In so-called hard economic times the muddling quickly goes from bad to worse as the recent California cuts demonstrated. In hard times, too, American Capitalist Culture reflexively squeezes anyone less materially privileged and so restricts mobility. I wonder how much could be saved if the California administration decided that no would get paid more than $90,000 until the crisis abated?

More importantly, hard times provide an opportunity to permanently redefine institutions. Too often, this too means less access. In this case, though, the new, more restrictive ideas of access can too easily become the norm, outlasting the crisis by many years. That’s why Chancellor Daniel L. Klaich’s trial balloon, suggesting that Nevada’s community colleges restrict enrollment, is worth watching.

Cubicle Sourcing

The recent flap over errors in the APA Style manual has pushed me into pulling a Seinfeld and coining a new term: Cubicle Sourcing. You heard it here first, the day after Thanksgiving, 2009. Cubicle Sourcing is the opposite of Crowd Sourcing, of course.

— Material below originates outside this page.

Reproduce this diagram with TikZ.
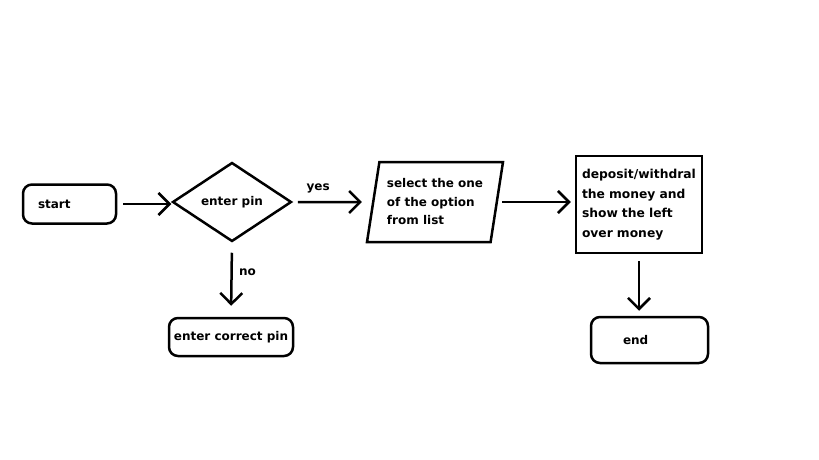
\documentclass[tikz,border=0pt]{standalone}
\usepackage{fontspec}
\setmainfont{DejaVu Sans}
\usetikzlibrary{shapes.geometric,arrows.meta}

\begin{document}
\begin{tikzpicture}[x=1pt,y=-1pt,line width=2.5pt,
  term/.style={rectangle, draw, rounded corners=9pt, font=\bfseries\fontsize{12}{14}\selectfont},
  flow/.style={-{Straight Barb[length=11pt,width=22pt]}},
  txt/.style={font=\bfseries\fontsize{12}{18.5}\selectfont}]
\useasboundingbox[fill=white] (0,0) rectangle (819,460);
\node[term, minimum width=93pt, minimum height=39pt, inner xsep=15pt, text width=63pt, align=left] (start) at (69.5,204) {start};
\node[diamond, draw, inner sep=0pt, minimum width=119pt, minimum height=79pt, txt] (pin) at (232,202) {enter pin};
\node[trapezium, draw, trapezium left angle=75, trapezium right angle=105, trapezium stretches body, minimum width=136pt, minimum height=80pt, inner sep=0pt, align=left, txt] (pick) at (435,202) {select the one\\of the option\\from list};
\node[rectangle, draw, minimum width=126pt, minimum height=97pt, inner xsep=6pt, text width=114pt, align=left, font=\bfseries\fontsize{12.3}{19.5}\selectfont] (money) at (639,204.5) {deposit/withdral\\the money and\\show the left\\over money};
\node[term, minimum width=117pt, minimum height=46pt, inner xsep=32pt, text width=53pt, align=left] (end) at (649.5,340) {end};
\node[term, minimum width=124pt, minimum height=38pt, inner sep=2pt] (retry) at (231,337) {enter correct pin};
\draw[flow, shorten <=6pt] (start.east) -- (start.east -| pin.west);
\draw[flow, shorten <=5pt, shorten >=10pt] (pin.east) -- node[pos=0.32, above=4pt, txt] (yes) {yes} (pick.west);
\draw[flow, shorten <=4pt, shorten >=4pt] (pick.east) -- (pick.east -| money.west);
\draw[flow, shorten <=7pt, shorten >=5pt] (money.south) -- (money.south |- end.north);
\draw[flow, shorten <=10pt, shorten >=11pt] (pin.south) -- node[pos=0.4, right=3pt, txt] (no) {no} (retry.north);
\end{tikzpicture}
\end{document}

Crowd Sourcing, Wikipedia reminds us, is “a neologism for the act of taking tasks traditionally performed by an employee or contractor, and outsourcing them to a group (crowd) of people or community in the form of an open call.” Cubicle Sourcing, then, is my neologism for taking a task that ought be done by a community, and assigning it to a team of isolated copywriters and editors.

APA, in other words, did everything backwards; they used Cubicle Sourcing, and then when the text was released, incorporated the errors that were inevitably found in a series of errata and, in the end, another printing. They should have put the 5th edition up on the web and issued a call to their community of users for corrections, updates and clarifications.

In-house editors can watch for inconsistencies, moderate disputes, and so on. All of the major style manuals should be converted to Wikis edited by communities of users. Every two or three years– more often if times warrant– they could produce a by-demand print version. The old, private property/author model– Cubicle Sourcing– is inflexible, too slow to change, and prone to error.